◆ **YOUR INSTRUCTIONS**
Beginning with the first line, set down every line through the one containing "from matplotlib.patches import Rectangle", exactly as it appears, but not the pictures.
** Start SUPPLIED INFORMATION **
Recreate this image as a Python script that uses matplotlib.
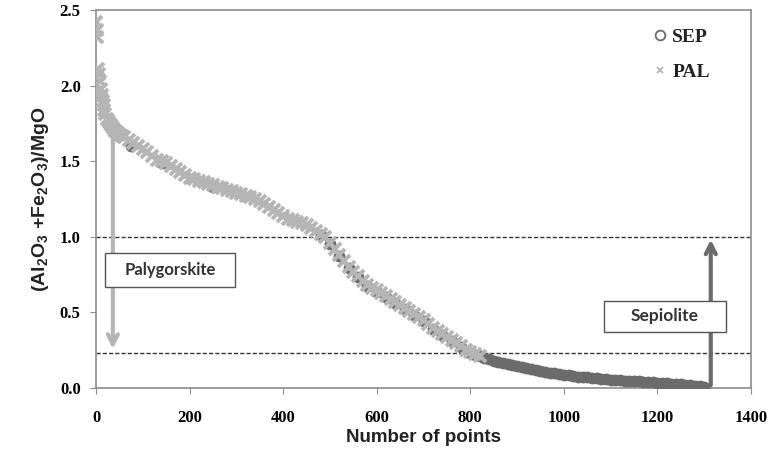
import numpy as np
import matplotlib
matplotlib.use('Agg')
import matplotlib.pyplot as plt
from matplotlib.lines import Line2D
from matplotlib.patches import Rectangle

# ---- data (point index, ratio) ----
pal_n = [1, 2, 3, 4, 6, 8, 10, 12, 14, 16, 18, 20, 24, 28, 32, 36, 40, 45, 50, 55, 60,
         70, 80, 90, 100, 110, 120, 130, 140, 150, 160, 170, 180, 190, 200,
         210, 220, 230, 240, 250, 260, 270, 280, 290, 300, 310, 320, 330, 340, 350,
         360, 370, 380, 390, 400, 410, 420, 430, 440, 450, 460, 470, 480, 490, 500,
         510, 520, 530, 540, 550, 560, 570, 580, 590, 600, 610, 620, 630, 640, 650,
         660, 670, 680, 690, 700, 710, 720, 730, 740, 750, 760, 770, 780, 790, 800,
         810, 820]
pal_ratio = [2.42, 2.37, 2.32, 2.11, 2.08, 2.03, 1.98, 1.94, 1.90, 1.87, 1.84, 1.81, 1.78, 1.76,
             1.74, 1.72, 1.70, 1.69, 1.68, 1.67, 1.66,
             1.64, 1.62, 1.60, 1.58, 1.56, 1.535, 1.51, 1.50, 1.49, 1.47, 1.45, 1.43, 1.41, 1.39,
             1.38, 1.37, 1.36, 1.35, 1.34, 1.33, 1.32, 1.31, 1.30, 1.29, 1.28, 1.27, 1.26, 1.25, 1.24,
             1.22, 1.20, 1.18, 1.16, 1.14, 1.12, 1.11, 1.10, 1.09, 1.08, 1.06, 1.04, 1.02, 1.00, 0.96,
             0.92, 0.88, 0.84, 0.80, 0.77, 0.74, 0.71, 0.68, 0.66, 0.645, 0.63, 0.61, 0.59, 0.57, 0.55,
             0.53, 0.51, 0.49, 0.47, 0.45, 0.42, 0.40, 0.38, 0.36, 0.34, 0.32, 0.30, 0.28, 0.25, 0.235,
             0.225, 0.21]

sep_n = [45, 75, 140, 250, 480, 500, 520, 540, 560, 580, 600, 620, 640, 660, 680, 700,
         720, 740, 760, 780, 800, 810, 820, 830, 840, 850, 860, 870, 880, 890, 900,
         910, 920, 930, 940, 950, 960, 970, 980, 990, 1000, 1010, 1020, 1030, 1040, 1050,
         1060, 1070, 1080, 1090, 1100, 1110, 1120, 1130, 1140, 1150, 1160, 1170, 1180, 1190,
         1200, 1210, 1220, 1230, 1240, 1250, 1260, 1270, 1280, 1290, 1300]
sep_ratio = [1.71, 1.60, 1.49, 1.33, 1.01, 0.955, 0.875, 0.795, 0.735, 0.675, 0.635, 0.60, 0.56,
             0.52, 0.48, 0.44, 0.39, 0.35, 0.31, 0.27, 0.23, 0.22, 0.21, 0.20, 0.19, 0.18, 0.17,
             0.165, 0.158, 0.15, 0.143, 0.137, 0.13, 0.124, 0.118, 0.112, 0.107, 0.102, 0.097,
             0.092, 0.088, 0.084, 0.080, 0.076, 0.073, 0.070, 0.067, 0.064, 0.061, 0.058, 0.055,
             0.053, 0.051, 0.049, 0.047, 0.045, 0.043, 0.041, 0.039, 0.037, 0.035, 0.033, 0.031,
             0.029, 0.027, 0.025, 0.022, 0.019, 0.015, 0.010, 0.005]

limit_levels = [1.0, 0.23]
x_ticks = [0, 200, 400, 600, 800, 1000, 1200, 1400]
y_ticks = [0.0, 0.5, 1.0, 1.5, 2.0, 2.5]

SEP_COL = '#6b6b6b'
PAL_COL = '#b5b5b5'
FRAME_COL = '#8c8c8c'

fig = plt.figure(figsize=(7.7, 4.51), dpi=100)
ax = fig.add_axes([0.1247, 0.1397, 0.8506, 0.8381])

# series: SEP drawn first, PAL over it (like the spreadsheet)
ax.plot(sep_n, sep_ratio, 'o', ms=7.5, mfc=SEP_COL, mec=SEP_COL, mew=1, zorder=3)
ax.plot(pal_n, pal_ratio, 'x', ms=8, mec=PAL_COL, mew=2.8, zorder=4)

# limit lines
for lev in limit_levels:
    ax.axhline(lev, color='#333333', lw=1, ls=(0, (3, 1.5)), zorder=2)

# arrows
ax.annotate('', xy=(36, 0.24), xytext=(36, 1.69),
            arrowprops=dict(arrowstyle='->', color=PAL_COL, lw=3, mutation_scale=18),
            zorder=5)
ax.annotate('', xy=(1314, 1.0), xytext=(1314, 0.0),
            arrowprops=dict(arrowstyle='->', color=SEP_COL, lw=3, mutation_scale=18),
            zorder=5)

# label boxes
ax.add_patch(Rectangle((19, 0.67), 278, 0.224, facecolor='white', edgecolor='#555555',
                       lw=1, zorder=6))
ax.text(158, 0.782, 'Palygorskite', ha='center', va='center', fontsize=12,
        fontweight='bold', family='Lato', color='#333333', zorder=7)
ax.add_patch(Rectangle((1085, 0.37), 261, 0.206, facecolor='white', edgecolor='#555555',
                       lw=1, zorder=6))
ax.text(1215, 0.473, 'Sepiolite', ha='center', va='center', fontsize=12.5,
        fontweight='bold', family='Lato', color='#333333', zorder=7)

# legend
handles = [Line2D([], [], ls='none', marker='o', ms=7, mfc='none', mec=SEP_COL, mew=1.3),
           Line2D([], [], ls='none', marker='x', ms=5, mec=PAL_COL, mew=1.3)]
leg = ax.legend(handles, ['SEP', 'PAL'], loc='upper right', frameon=False,
                prop={'family': 'Liberation Serif', 'weight': 'bold', 'size': 14},
                handlelength=0.6, handletextpad=0.35, labelspacing=0.9,
                bbox_to_anchor=(0.964, 0.998))
for t in leg.get_texts():
    t.set_color('#222222')

ax.set_xlim(0, 1400)
ax.set_ylim(0, 2.5)
ax.set_xticks(x_ticks)
ax.set_yticks(y_ticks)
ax.set_xticklabels([str(v) for v in x_ticks], family='Liberation Serif',
                   fontweight='bold', fontsize=12)
ax.set_yticklabels(['%.1f' % v for v in y_ticks], family='Liberation Serif',
                   fontweight='bold', fontsize=12)
ax.tick_params(direction='out', length=4, color=FRAME_COL)
ax.tick_params(axis='x', pad=12)
ax.tick_params(axis='y', pad=7)

for s in ax.spines.values():
    s.set_color(FRAME_COL)
    s.set_linewidth(1.2)

ax.set_xlabel('Number of points', family='Liberation Sans', fontweight='bold',
              fontsize=13.5, color='#222222', labelpad=2)
ax.set_ylabel(r'(Al$_\mathregular{2}$O$_\mathregular{3}$ +Fe$_\mathregular{2}$O$_\mathregular{3}$)/MgO',
              family='Liberation Sans', fontweight='bold', fontsize=14,
              color='#222222', labelpad=6)

fig.savefig('out.png', dpi=100)
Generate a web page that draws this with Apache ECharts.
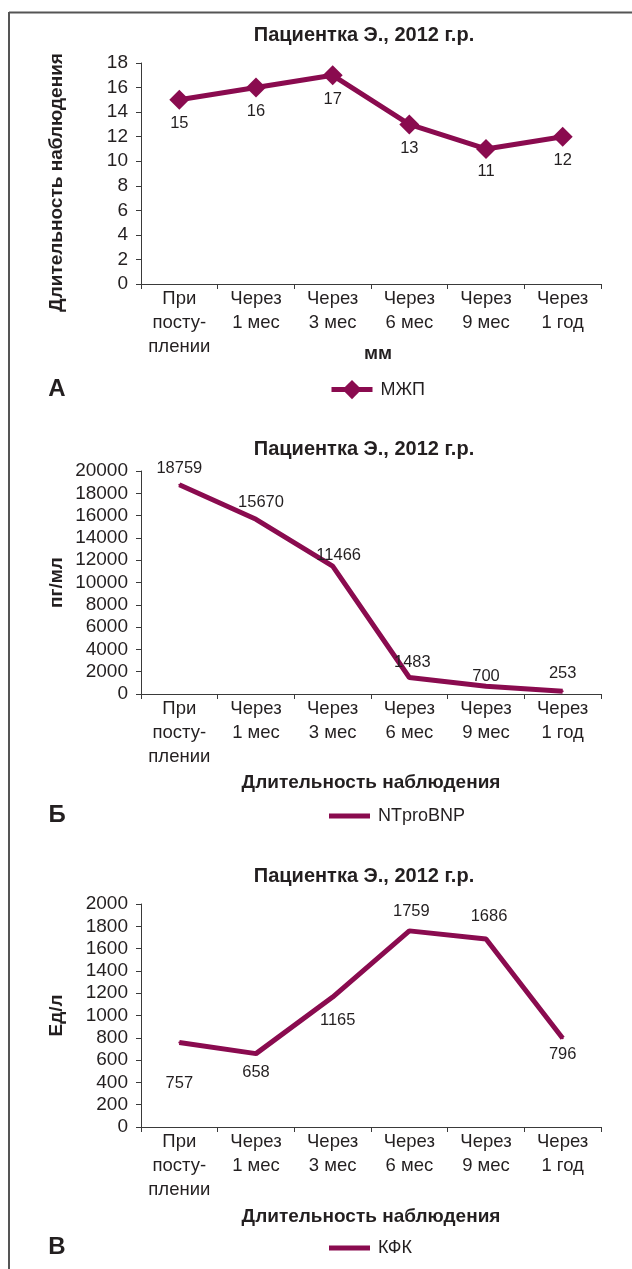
<!DOCTYPE html>
<html><head><meta charset="utf-8">
<script src="https://cdn.jsdelivr.net/npm/echarts@6/dist/echarts.min.js"></script>
<style>html,body{margin:0;padding:0;background:#fff}#c{width:632px;height:1269px}</style>
</head><body><div id="c"></div>
<script>
// ---- data ----
const categories = ['При\nпосту-\nплении', 'Через\n1 мес', 'Через\n3 мес', 'Через\n6 мес', 'Через\n9 мес', 'Через\n1 год'];
const chartTitle = 'Пациентка Э., 2012 г.р.';
const seriesNames = ['МЖП', 'NTproBNP', 'КФК'];
const panelLetters = ['А', 'Б', 'В'];
const yAxisNames = ['Длительность наблюдения', 'пг/мл', 'Ед/л'];
const xAxisNames = ['мм', 'Длительность наблюдения', 'Длительность наблюдения'];
const mzhpValues = [15, 16, 17, 13, 11, 12];
const ntprobnpValues = [18759, 15670, 11466, 1483, 700, 253];
const kfkValues = [757, 658, 1165, 1759, 1686, 796];
const yTicksA = [0, 2, 4, 6, 8, 10, 12, 14, 16, 18];
const yTicksB = [0, 2000, 4000, 6000, 8000, 10000, 12000, 14000, 16000, 18000, 20000];
const yTicksC = [0, 200, 400, 600, 800, 1000, 1200, 1400, 1600, 1800, 2000];

// ---- styling ----
const FONT = '"Liberation Sans", Arial, Helvetica, sans-serif';
const INK = '#231f20';
const COLOR = '#8a0b4f';
const AXIS = '#3a3a3a';
const panels = [
  { top: 63, height: 221, titleY: 35, letterY: 389, legendY: 389, xNameGap: 60, xNamePad: [0, 0, 0, 14], yNamePad: [0, 18, 0, 0], ticks: yTicksA, values: mzhpValues,
    symbol: 'diamond', symbolSize: 20, labelOffsets: [[0,24],[0,24],[0,24],[0,24],[0,23],[0,24]] },
  { top: 471, height: 223, titleY: 449, letterY: 815, legendY: 815, xNameGap: 79, xNamePad: [0, 0, 0, 0], yNamePad: [0, 0, 0, 0], ticks: yTicksB, values: ntprobnpValues,
    symbol: 'none', symbolSize: 0, labelOffsets: [[0,-16],[5,-17],[6,-11],[3,-15],[0,-10],[0,-18]] },
  { top: 904, height: 223, titleY: 876, letterY: 1247, legendY: 1247, xNameGap: 80, xNamePad: [0, 0, 0, 0], yNamePad: [0, 0, 0, 0], ticks: yTicksC, values: kfkValues,
    symbol: 'none', symbolSize: 0, labelOffsets: [[0,41],[0,19],[5,23],[2,-19],[3,-23],[0,16]] }
];

const grids = [], xAxes = [], yAxes = [], series = [], legends = [], graphics = [];
panels.forEach((p, i) => {
  grids.push({ left: 141, right: 31, top: p.top, height: p.height });
  xAxes.push({
    type: 'category', gridIndex: i, data: categories, boundaryGap: true,
    name: xAxisNames[i], nameLocation: 'middle', nameGap: p.xNameGap, nameMoveOverlap: false,
    nameTextStyle: { fontFamily: FONT, fontWeight: 'bold', fontSize: 19, color: INK, padding: p.xNamePad },
    axisLine: { lineStyle: { color: AXIS, width: 1 } },
    axisTick: { show: true, length: 5, lineStyle: { color: AXIS } },
    axisLabel: { fontFamily: FONT, fontSize: 18.5, color: INK, lineHeight: 24, margin: 3, interval: 0 },
    splitLine: { show: false }
  });
  const t = p.ticks;
  yAxes.push({
    type: 'value', gridIndex: i, min: t[0], max: t[t.length - 1], interval: t[1] - t[0],
    name: yAxisNames[i], nameLocation: 'middle', nameGap: 75, nameRotate: 90, nameMoveOverlap: false,
    nameTextStyle: { fontFamily: FONT, fontWeight: 'bold', fontSize: 19, color: INK, padding: p.yNamePad },
    axisLine: { show: true, lineStyle: { color: AXIS, width: 1 } },
    axisTick: { show: true, length: 5, lineStyle: { color: AXIS } },
    axisLabel: { fontFamily: FONT, fontSize: 19, color: INK, margin: 13, formatter: v => String(v) },
    splitLine: { show: false }
  });
  const hasSym = p.symbol !== 'none';
  series.push({
    name: seriesNames[i], type: 'line', xAxisIndex: i, yAxisIndex: i,
    data: p.values.map((v, k) => ({ value: v, label: { offset: p.labelOffsets[k] } })),
    symbol: hasSym ? p.symbol : 'circle', symbolSize: hasSym ? p.symbolSize : 2,
    showSymbol: true,
    itemStyle: { color: COLOR },
    lineStyle: { color: COLOR, width: 5 },
    label: { show: true, position: 'inside', fontFamily: FONT, fontSize: 16.5, color: INK },
    emphasis: { disabled: true },
    animation: false
  });
  legends.push({
    data: [hasSym ? seriesNames[i] : { name: seriesNames[i], icon: 'rect' }],
    left: 329, top: p.legendY - (hasSym ? 9 : 8), padding: 0,
    itemWidth: 41, itemHeight: hasSym ? 24 : 5, itemGap: 5,
    lineStyle: { width: 5 },
    textStyle: { fontFamily: FONT, fontSize: 18, color: INK, padding: [0, 0, 0, 3] },
    selectedMode: false
  });
  graphics.push({
    type: 'text', x: 364, y: p.titleY,
    style: { text: chartTitle, font: 'bold 20px ' + FONT, fill: INK, textAlign: 'center', textVerticalAlign: 'middle' }
  });
  graphics.push({
    type: 'text', x: 57, y: p.letterY,
    style: { text: panelLetters[i], font: 'bold 24px ' + FONT, fill: INK, textAlign: 'center', textVerticalAlign: 'middle' }
  });
});
graphics.push({ type: 'line', shape: { x1: 9, y1: 12.5, x2: 632, y2: 12.5 }, style: { stroke: '#555', lineWidth: 2 } });
graphics.push({ type: 'line', shape: { x1: 9, y1: 12, x2: 9, y2: 1269 }, style: { stroke: '#555', lineWidth: 2 } });

const chart = echarts.init(document.getElementById('c'), null, { renderer: 'canvas' });
chart.setOption({
  backgroundColor: '#fff', animation: false,
  grid: grids, xAxis: xAxes, yAxis: yAxes, series: series, legend: legends, graphic: graphics
});
</script></body></html>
** End SUPPLIED INFORMATION **
◆ **PROBLEM SOLUTION**
Recreate this image as a Python script that uses matplotlib.
import numpy as np
import matplotlib
matplotlib.use('Agg')
import matplotlib.pyplot as plt
from matplotlib.lines import Line2D
from matplotlib.patches import Rectangle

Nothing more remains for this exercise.